**Problem:**
Collect all the lines that mention the word "this".

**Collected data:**
------------------------------------------------------------------------
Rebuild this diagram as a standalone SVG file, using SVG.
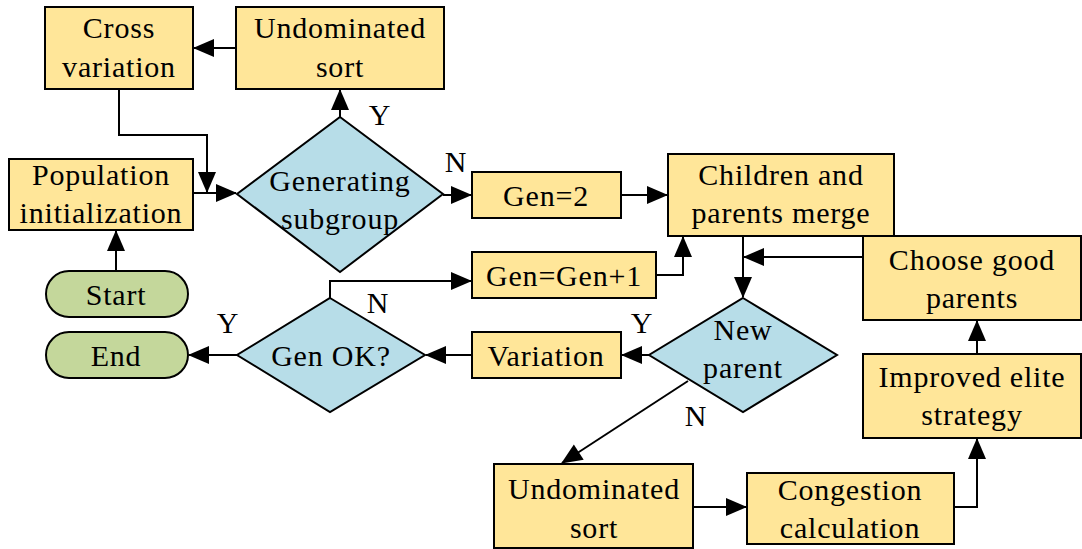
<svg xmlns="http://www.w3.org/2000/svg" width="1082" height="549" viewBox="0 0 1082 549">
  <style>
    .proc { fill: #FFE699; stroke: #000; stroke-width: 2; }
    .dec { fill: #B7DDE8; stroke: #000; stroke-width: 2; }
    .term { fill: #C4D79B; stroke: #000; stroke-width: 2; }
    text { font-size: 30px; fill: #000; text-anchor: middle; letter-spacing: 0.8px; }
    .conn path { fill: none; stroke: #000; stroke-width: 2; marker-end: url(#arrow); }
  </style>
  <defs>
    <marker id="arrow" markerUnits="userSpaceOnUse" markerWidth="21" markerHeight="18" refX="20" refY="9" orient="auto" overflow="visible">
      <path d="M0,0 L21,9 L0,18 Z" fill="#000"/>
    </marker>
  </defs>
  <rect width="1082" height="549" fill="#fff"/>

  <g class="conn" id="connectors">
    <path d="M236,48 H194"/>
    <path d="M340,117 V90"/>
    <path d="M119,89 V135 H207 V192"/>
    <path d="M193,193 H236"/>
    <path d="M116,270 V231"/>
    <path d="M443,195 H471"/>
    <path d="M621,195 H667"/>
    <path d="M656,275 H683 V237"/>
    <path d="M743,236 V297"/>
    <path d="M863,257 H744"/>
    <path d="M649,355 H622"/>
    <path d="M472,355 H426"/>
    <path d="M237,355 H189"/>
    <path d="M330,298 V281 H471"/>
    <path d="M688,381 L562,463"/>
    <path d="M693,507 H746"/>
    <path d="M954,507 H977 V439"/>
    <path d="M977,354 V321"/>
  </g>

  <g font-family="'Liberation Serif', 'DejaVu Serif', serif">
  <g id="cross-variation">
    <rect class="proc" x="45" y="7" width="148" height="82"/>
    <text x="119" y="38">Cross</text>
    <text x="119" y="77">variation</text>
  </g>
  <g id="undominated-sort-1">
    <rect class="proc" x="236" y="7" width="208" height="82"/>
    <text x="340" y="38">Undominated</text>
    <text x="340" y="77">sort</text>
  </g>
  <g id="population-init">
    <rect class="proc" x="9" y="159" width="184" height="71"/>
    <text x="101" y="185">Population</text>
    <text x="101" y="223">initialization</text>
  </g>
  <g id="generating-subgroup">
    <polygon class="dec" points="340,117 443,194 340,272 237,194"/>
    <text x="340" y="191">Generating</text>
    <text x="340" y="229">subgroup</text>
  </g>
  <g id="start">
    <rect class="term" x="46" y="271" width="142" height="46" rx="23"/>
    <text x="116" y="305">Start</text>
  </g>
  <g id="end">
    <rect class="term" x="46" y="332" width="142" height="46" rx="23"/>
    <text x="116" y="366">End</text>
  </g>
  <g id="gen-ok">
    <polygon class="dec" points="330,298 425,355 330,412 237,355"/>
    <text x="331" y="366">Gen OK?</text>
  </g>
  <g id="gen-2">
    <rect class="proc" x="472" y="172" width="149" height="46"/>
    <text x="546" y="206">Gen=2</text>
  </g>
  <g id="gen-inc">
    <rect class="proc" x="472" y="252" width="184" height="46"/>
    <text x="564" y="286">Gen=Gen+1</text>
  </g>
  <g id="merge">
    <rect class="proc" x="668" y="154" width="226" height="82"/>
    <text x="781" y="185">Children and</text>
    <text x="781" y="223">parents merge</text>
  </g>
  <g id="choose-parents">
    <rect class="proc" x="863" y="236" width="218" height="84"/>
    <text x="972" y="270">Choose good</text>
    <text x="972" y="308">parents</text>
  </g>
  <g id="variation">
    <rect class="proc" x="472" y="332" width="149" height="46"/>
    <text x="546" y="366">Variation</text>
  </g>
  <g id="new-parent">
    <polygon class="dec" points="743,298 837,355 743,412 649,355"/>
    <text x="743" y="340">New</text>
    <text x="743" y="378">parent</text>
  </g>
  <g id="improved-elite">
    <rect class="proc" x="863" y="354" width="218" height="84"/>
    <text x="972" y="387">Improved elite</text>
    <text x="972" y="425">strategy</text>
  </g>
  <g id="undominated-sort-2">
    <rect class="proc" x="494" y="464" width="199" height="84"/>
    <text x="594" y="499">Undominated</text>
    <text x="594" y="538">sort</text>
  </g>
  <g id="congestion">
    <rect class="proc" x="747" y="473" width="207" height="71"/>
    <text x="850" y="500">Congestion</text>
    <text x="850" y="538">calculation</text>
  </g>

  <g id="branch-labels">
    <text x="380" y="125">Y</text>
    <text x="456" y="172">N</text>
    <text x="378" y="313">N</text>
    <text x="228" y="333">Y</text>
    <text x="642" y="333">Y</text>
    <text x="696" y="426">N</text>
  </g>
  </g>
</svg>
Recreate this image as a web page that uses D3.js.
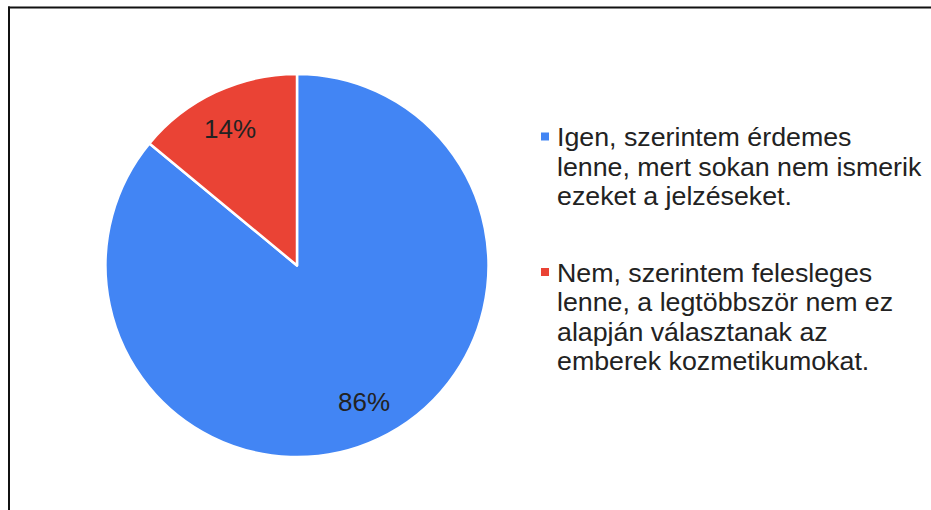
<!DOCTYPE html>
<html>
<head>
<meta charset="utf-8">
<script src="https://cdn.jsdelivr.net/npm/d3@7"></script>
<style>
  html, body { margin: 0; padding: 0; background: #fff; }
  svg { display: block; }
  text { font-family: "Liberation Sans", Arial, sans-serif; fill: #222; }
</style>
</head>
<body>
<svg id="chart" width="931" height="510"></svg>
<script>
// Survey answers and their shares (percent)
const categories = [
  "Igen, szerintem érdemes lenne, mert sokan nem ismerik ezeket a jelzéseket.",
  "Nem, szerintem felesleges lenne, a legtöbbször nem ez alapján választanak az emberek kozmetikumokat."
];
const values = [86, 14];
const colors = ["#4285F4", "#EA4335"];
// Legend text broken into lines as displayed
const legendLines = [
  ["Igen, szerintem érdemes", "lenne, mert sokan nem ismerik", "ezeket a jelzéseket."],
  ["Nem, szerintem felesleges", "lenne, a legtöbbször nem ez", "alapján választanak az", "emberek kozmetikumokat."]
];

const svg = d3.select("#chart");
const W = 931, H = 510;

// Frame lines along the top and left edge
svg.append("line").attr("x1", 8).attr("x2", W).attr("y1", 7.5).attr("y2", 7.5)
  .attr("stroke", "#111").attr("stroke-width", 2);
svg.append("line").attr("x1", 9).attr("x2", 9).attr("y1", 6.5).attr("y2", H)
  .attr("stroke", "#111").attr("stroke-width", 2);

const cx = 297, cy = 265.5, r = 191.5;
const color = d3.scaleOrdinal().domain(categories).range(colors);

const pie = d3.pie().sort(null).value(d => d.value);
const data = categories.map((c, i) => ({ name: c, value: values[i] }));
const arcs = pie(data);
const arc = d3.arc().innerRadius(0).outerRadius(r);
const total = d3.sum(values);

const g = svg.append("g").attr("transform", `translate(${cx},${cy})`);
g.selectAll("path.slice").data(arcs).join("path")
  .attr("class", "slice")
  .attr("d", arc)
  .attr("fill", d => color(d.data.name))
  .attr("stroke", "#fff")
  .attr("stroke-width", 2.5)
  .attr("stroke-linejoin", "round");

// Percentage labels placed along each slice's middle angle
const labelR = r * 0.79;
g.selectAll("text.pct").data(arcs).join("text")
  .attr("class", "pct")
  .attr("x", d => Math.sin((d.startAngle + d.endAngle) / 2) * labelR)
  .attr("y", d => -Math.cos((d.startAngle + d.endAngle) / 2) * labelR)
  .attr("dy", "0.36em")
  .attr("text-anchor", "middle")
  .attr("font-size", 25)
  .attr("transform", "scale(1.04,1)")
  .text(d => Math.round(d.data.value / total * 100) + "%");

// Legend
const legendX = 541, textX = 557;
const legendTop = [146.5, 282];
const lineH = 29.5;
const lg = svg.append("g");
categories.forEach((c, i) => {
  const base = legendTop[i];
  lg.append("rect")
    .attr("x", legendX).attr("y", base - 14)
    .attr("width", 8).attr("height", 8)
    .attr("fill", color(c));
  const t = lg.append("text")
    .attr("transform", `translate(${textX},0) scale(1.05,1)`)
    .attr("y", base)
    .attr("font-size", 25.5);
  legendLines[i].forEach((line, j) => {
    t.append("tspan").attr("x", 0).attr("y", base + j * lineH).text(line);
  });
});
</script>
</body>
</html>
------------------------------------------------------------------------
**Written response:**
Rebuild this diagram as a standalone SVG file, using SVG.
Recreate this image as a web page that uses D3.js.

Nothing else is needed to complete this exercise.